[Code that draws figures]
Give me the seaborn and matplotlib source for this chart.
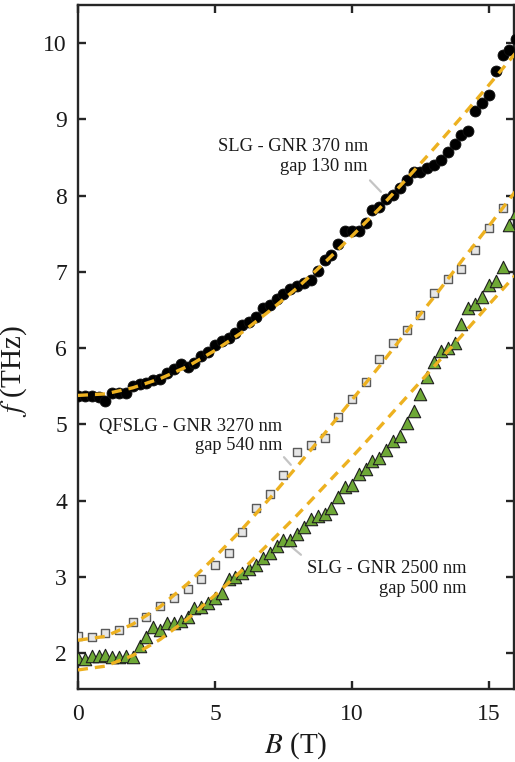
import matplotlib
matplotlib.use("Agg")
import matplotlib.pyplot as plt
import seaborn as sns
import pandas as pd

# --- measured resonance frequencies (THz) versus magnetic field (T) ---
# SLG - GNR 370 nm, gap 130 nm
B_slg370 = [0.0, 0.25, 0.5, 0.75, 1.0, 1.25, 1.5, 1.75, 2.0, 2.25, 2.5, 2.75,
            3.0, 3.25, 3.5, 3.75, 4.0, 4.25, 4.5, 4.75, 5.0, 5.25, 5.5, 5.75,
            6.0, 6.25, 6.5, 6.75, 7.0, 7.25, 7.5, 7.75, 8.0, 8.25, 8.5, 8.75,
            9.0, 9.25, 9.5, 9.75, 10.0, 10.25, 10.5, 10.75, 11.0, 11.25, 11.5,
            11.75, 12.0, 12.25, 12.5, 12.75, 13.0, 13.25, 13.5, 13.75, 14.0,
            14.25, 14.5, 14.75, 15.0, 15.25, 15.5, 15.75, 16.0]
f_slg370 = [5.37, 5.37, 5.37, 5.36, 5.31, 5.41, 5.41, 5.41, 5.50, 5.53, 5.54, 5.58,
            5.60, 5.68, 5.73, 5.79, 5.75, 5.81, 5.90, 5.95, 6.04, 6.10, 6.13, 6.20,
            6.30, 6.34, 6.41, 6.52, 6.56, 6.65, 6.71, 6.78, 6.81, 6.85, 6.90, 7.01,
            7.16, 7.22, 7.37, 7.54, 7.54, 7.53, 7.64, 7.81, 7.85, 7.95, 8.01,
            8.10, 8.20, 8.31, 8.31, 8.36, 8.40, 8.47, 8.57, 8.68, 8.79,
            8.85, 9.11, 9.21, 9.32, 9.64, 9.85, 9.91, 10.05]

# QFSLG - GNR 3270 nm, gap 540 nm
B_qfslg = [0.0, 0.5, 1.0, 1.5, 2.0, 2.5, 3.0, 3.5, 4.0, 4.5, 5.0, 5.5, 6.0, 6.5,
           7.0, 7.5, 8.0, 8.5, 9.0, 9.5, 10.0, 10.5, 11.0, 11.5, 12.0, 12.5,
           13.0, 13.5, 14.0, 14.5, 15.0, 15.5]
f_qfslg = [2.23, 2.21, 2.26, 2.31, 2.41, 2.47, 2.62, 2.72, 2.84, 2.97, 3.15, 3.31,
           3.59, 3.90, 4.09, 4.33, 4.64, 4.73, 4.82, 5.10, 5.33, 5.55, 5.86, 6.07,
           6.24, 6.43, 6.72, 6.91, 7.04, 7.29, 7.57, 7.84]

# SLG - GNR 2500 nm, gap 500 nm
B_slg2500 = [0.0, 0.25, 0.5, 0.75, 1.0, 1.25, 1.5, 1.75, 2.0, 2.25, 2.5, 2.75,
             3.0, 3.25, 3.5, 3.75, 4.0, 4.25, 4.5, 4.75, 5.0, 5.25, 5.5, 5.75,
             6.0, 6.25, 6.5, 6.75, 7.0, 7.25, 7.5, 7.75, 8.0, 8.25, 8.5, 8.75,
             9.0, 9.25, 9.5, 9.75, 10.0, 10.25, 10.5, 10.75, 11.0, 11.25, 11.5,
             11.75, 12.0, 12.25, 12.5, 12.75, 13.0, 13.25, 13.5, 13.75, 14.0,
             14.25, 14.5, 14.75, 15.0, 15.25, 15.5, 15.75, 16.0]
f_slg2500 = [1.93, 1.92, 1.96, 1.96, 1.97, 1.95, 1.95, 1.96, 1.95, 2.09, 2.21, 2.34,
             2.30, 2.39, 2.39, 2.42, 2.47, 2.59, 2.60, 2.66, 2.72, 2.79, 2.97, 3.00,
             3.05, 3.10, 3.15, 3.25, 3.31, 3.40, 3.49, 3.49, 3.56, 3.65, 3.76, 3.80,
             3.82, 3.91, 4.05, 4.18, 4.20, 4.35, 4.42, 4.52, 4.56, 4.66, 4.78,
             4.85, 5.02, 5.18, 5.40, 5.62, 5.82, 5.96, 6.00, 6.07, 6.32,
             6.53, 6.58, 6.67, 6.83, 6.88, 7.07, 7.62, 7.77]

# --- fitted magnetoplasmon dispersions, sampled every tesla ---
B_fit = [0, 1, 2, 3, 4, 5, 6, 7, 8, 9, 10, 11, 12, 13, 14, 15, 16]
fit_slg370 = [5.38, 5.40, 5.48, 5.60, 5.76, 5.97, 6.21, 6.49, 6.79, 7.12, 7.47,
              7.83, 8.22, 8.62, 9.03, 9.45, 9.88]
fit_qfslg = [2.17, 2.22, 2.38, 2.61, 2.91, 3.26, 3.63, 4.03, 4.45, 4.88, 5.32,
             5.76, 6.22, 6.67, 7.14, 7.60, 8.07]
fit_slg2500 = [1.78, 1.83, 1.97, 2.18, 2.45, 2.76, 3.09, 3.45, 3.81, 4.19, 4.57,
               4.96, 5.36, 5.76, 6.16, 6.57, 6.97]

# --- styling ---
sns.set_theme(style="ticks")
plt.rcParams["font.family"] = ["Liberation Serif", "DejaVu Serif"]
plt.rcParams["mathtext.fontset"] = "stix"

ink = "#262626"
fit_color = "#EDB120"
leader_color = "#c4c4c4"

W, H = 515, 762
fig = plt.figure(figsize=(W / 100, H / 100), dpi=100)
x0, x1, y0, y1 = 78, 513.5, 5, 689
ax = fig.add_axes([x0 / W, 1 - y1 / H, (x1 - x0) / W, (y1 - y0) / H])

meas = pd.concat([
    pd.DataFrame({"B": B_slg370, "f": f_slg370, "sample": "SLG 370"}),
    pd.DataFrame({"B": B_qfslg, "f": f_qfslg, "sample": "QFSLG 3270"}),
    pd.DataFrame({"B": B_slg2500, "f": f_slg2500, "sample": "SLG 2500"}),
])

sns.scatterplot(data=meas[meas["sample"] == "QFSLG 3270"], x="B", y="f",
                marker="s", s=40, color="#e6e6e6", edgecolor="#5a5a5a",
                linewidth=1.0, ax=ax, zorder=3, legend=False)
sns.scatterplot(data=meas[meas["sample"] == "SLG 2500"], x="B", y="f",
                marker="^", s=80, color="#6ea836", edgecolor="#1e1e1e",
                linewidth=0.8, ax=ax, zorder=3, legend=False)
sns.scatterplot(data=meas[meas["sample"] == "SLG 370"], x="B", y="f",
                marker="o", s=62, color="black", edgecolor="#111111",
                linewidth=0.6, ax=ax, zorder=3, legend=False)

for fit in (fit_slg370, fit_qfslg, fit_slg2500):
    sns.lineplot(x=B_fit, y=fit, ax=ax, color=fit_color, linewidth=2.4,
                 zorder=4, legend=False)
for ln in ax.lines:
    ln.set_dashes((3.0, 2.1))
    ln.set_dash_capstyle("butt")

# labels with leader lines
txt_kw = dict(fontsize=13.3, color="#1a1a1a", ha="right", va="center",
              multialignment="right", linespacing=1.2, zorder=5)
ax.text(10.58, 8.51, "SLG - GNR 370 nm\ngap 130 nm", **txt_kw)
ax.plot([10.66, 11.06], [8.20, 8.05], color=leader_color, lw=1.6, zorder=2)
ax.text(7.45, 4.85, "QFSLG - GNR 3270 nm\ngap 540 nm", **txt_kw)
ax.plot([7.52, 7.77], [4.57, 4.47], color=leader_color, lw=1.6, zorder=2)
ax.text(14.2, 2.98, "SLG - GNR 2500 nm\ngap 500 nm", **txt_kw)
ax.plot([7.81, 8.14], [3.39, 3.29], color=leader_color, lw=1.6, zorder=2)

ax.set_xlim(0, 15.9)
ax.set_ylim(1.53, 10.5)
ax.set_xticks([0, 5, 10, 15])
ax.set_yticks([2, 3, 4, 5, 6, 7, 8, 9, 10])
ax.set_xticklabels(["0", "5", "10", "15"])
ax.set_yticklabels(["2", "3", "4", "5", "6", "7", "8", "9", "10"])

for side in ("left", "right", "top", "bottom"):
    ax.spines[side].set_visible(True)
    ax.spines[side].set_linewidth(1.7)
    ax.spines[side].set_color(ink)
ax.tick_params(direction="in", length=6, width=1.7, color=ink,
               top=True, right=True, labelsize=17, labelcolor="#1a1a1a")
ax.tick_params(axis="x", pad=11)
ax.tick_params(axis="y", pad=8)

ax.set_xlabel(r"$B$ (T)", fontsize=21, color="#1a1a1a", labelpad=4)
ax.set_ylabel(r"$f$ (THz)", fontsize=21, color="#1a1a1a")
ax.yaxis.set_label_coords(-0.112, 0.465)

fig.savefig("out.png", dpi=100)
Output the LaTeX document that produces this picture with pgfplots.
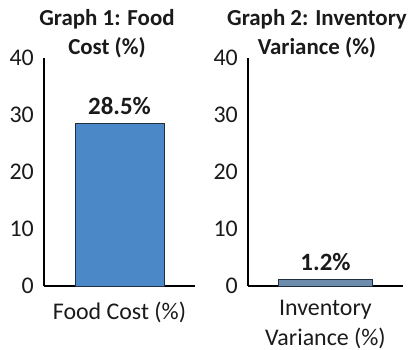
\documentclass[border=0pt]{standalone}
\usepackage{fontspec}
\setmainfont{Carlito}
\usepackage{pgfplots}
\pgfplotsset{compat=1.18}

\definecolor{barblue}{HTML}{4A88C7}
\definecolor{bargrey}{HTML}{6E8DAD}
\definecolor{baredge}{HTML}{1F2F40}
\definecolor{txt}{HTML}{1A1A1A}

\pgfplotsset{
  panel/.style={
    scale only axis,
    height=228bp,
    ymin=0, ymax=40,
    ytick={0,10,20,30,40},
    xmin=0, xmax=1,
    xtick={0.5},
    axis x line=bottom,
    axis y line=left,
    axis line style={-, line width=1.4bp, black},
    major tick length=0pt,
    /pgf/number format/assume math mode=true,
    tick label style={font=\fontsize{24}{30}\selectfont, text=txt},
    yticklabel style={anchor=east, inner sep=0pt, xshift=-10bp},
    xticklabel style={anchor=north, inner sep=0pt, align=center},
    title style={font=\bfseries\fontsize{23}{28.5}\selectfont, text=txt,
                 align=center, anchor=south, inner sep=0pt},
    nodes near coords={\pgfmathprintnumber[fixed,precision=1]{\pgfplotspointmeta}\%},
    nodes near coords style={font=\bfseries\fontsize{25}{28}\selectfont,
                             text=txt, anchor=south, inner sep=0pt, yshift=8bp},
    clip=false,
  }
}

\begin{document}
\begin{tikzpicture}
\useasboundingbox (0,0) rectangle (411bp,350bp);

% Graph 1: food cost
\begin{axis}[panel,
  at={(44bp,64bp)}, anchor=south west,
  width=151bp,
  xticklabels={Food Cost (\%)},
  xticklabel style={yshift=-16bp},
  title={Graph 1: Food\\Cost (\%)},
  title style={at={(0.417,1)}, yshift=-6bp},
]
\addplot[ybar, bar width=89bp, fill=barblue, draw=baredge, line width=0.9bp]
  coordinates {(0.5,28.5)};
\end{axis}

% Graph 2: inventory variance
\begin{axis}[panel,
  at={(248bp,64bp)}, anchor=south west,
  width=155bp,
  xticklabels={Inventory\\Variance (\%)},
  xticklabel style={yshift=-14bp},
  title={Graph 2: Inventory\\Variance (\%)},
  title style={at={(0.445,1)}, yshift=-6bp},
]
\addplot[ybar, bar width=94bp, fill=bargrey, draw=baredge, line width=0.9bp]
  coordinates {(0.5,1.2)};
\end{axis}
\end{tikzpicture}
\end{document}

◆ **INSTRUCTION**: All lines from the start of the entries above through the line containing "6.24, 6.43, 6.72, 6.91, 7.04, 7.29, 7.57, 7.84]" are to be given again exactly; the pictures are not.

◆ **RESPONSE TO THE EXERCISE**:
Give me the seaborn and matplotlib source for this chart.
import matplotlib
matplotlib.use("Agg")
import matplotlib.pyplot as plt
import seaborn as sns
import pandas as pd

# --- measured resonance frequencies (THz) versus magnetic field (T) ---
# SLG - GNR 370 nm, gap 130 nm
B_slg370 = [0.0, 0.25, 0.5, 0.75, 1.0, 1.25, 1.5, 1.75, 2.0, 2.25, 2.5, 2.75,
            3.0, 3.25, 3.5, 3.75, 4.0, 4.25, 4.5, 4.75, 5.0, 5.25, 5.5, 5.75,
            6.0, 6.25, 6.5, 6.75, 7.0, 7.25, 7.5, 7.75, 8.0, 8.25, 8.5, 8.75,
            9.0, 9.25, 9.5, 9.75, 10.0, 10.25, 10.5, 10.75, 11.0, 11.25, 11.5,
            11.75, 12.0, 12.25, 12.5, 12.75, 13.0, 13.25, 13.5, 13.75, 14.0,
            14.25, 14.5, 14.75, 15.0, 15.25, 15.5, 15.75, 16.0]
f_slg370 = [5.37, 5.37, 5.37, 5.36, 5.31, 5.41, 5.41, 5.41, 5.50, 5.53, 5.54, 5.58,
            5.60, 5.68, 5.73, 5.79, 5.75, 5.81, 5.90, 5.95, 6.04, 6.10, 6.13, 6.20,
            6.30, 6.34, 6.41, 6.52, 6.56, 6.65, 6.71, 6.78, 6.81, 6.85, 6.90, 7.01,
            7.16, 7.22, 7.37, 7.54, 7.54, 7.53, 7.64, 7.81, 7.85, 7.95, 8.01,
            8.10, 8.20, 8.31, 8.31, 8.36, 8.40, 8.47, 8.57, 8.68, 8.79,
            8.85, 9.11, 9.21, 9.32, 9.64, 9.85, 9.91, 10.05]

# QFSLG - GNR 3270 nm, gap 540 nm
B_qfslg = [0.0, 0.5, 1.0, 1.5, 2.0, 2.5, 3.0, 3.5, 4.0, 4.5, 5.0, 5.5, 6.0, 6.5,
           7.0, 7.5, 8.0, 8.5, 9.0, 9.5, 10.0, 10.5, 11.0, 11.5, 12.0, 12.5,
           13.0, 13.5, 14.0, 14.5, 15.0, 15.5]
f_qfslg = [2.23, 2.21, 2.26, 2.31, 2.41, 2.47, 2.62, 2.72, 2.84, 2.97, 3.15, 3.31,
           3.59, 3.90, 4.09, 4.33, 4.64, 4.73, 4.82, 5.10, 5.33, 5.55, 5.86, 6.07,
           6.24, 6.43, 6.72, 6.91, 7.04, 7.29, 7.57, 7.84]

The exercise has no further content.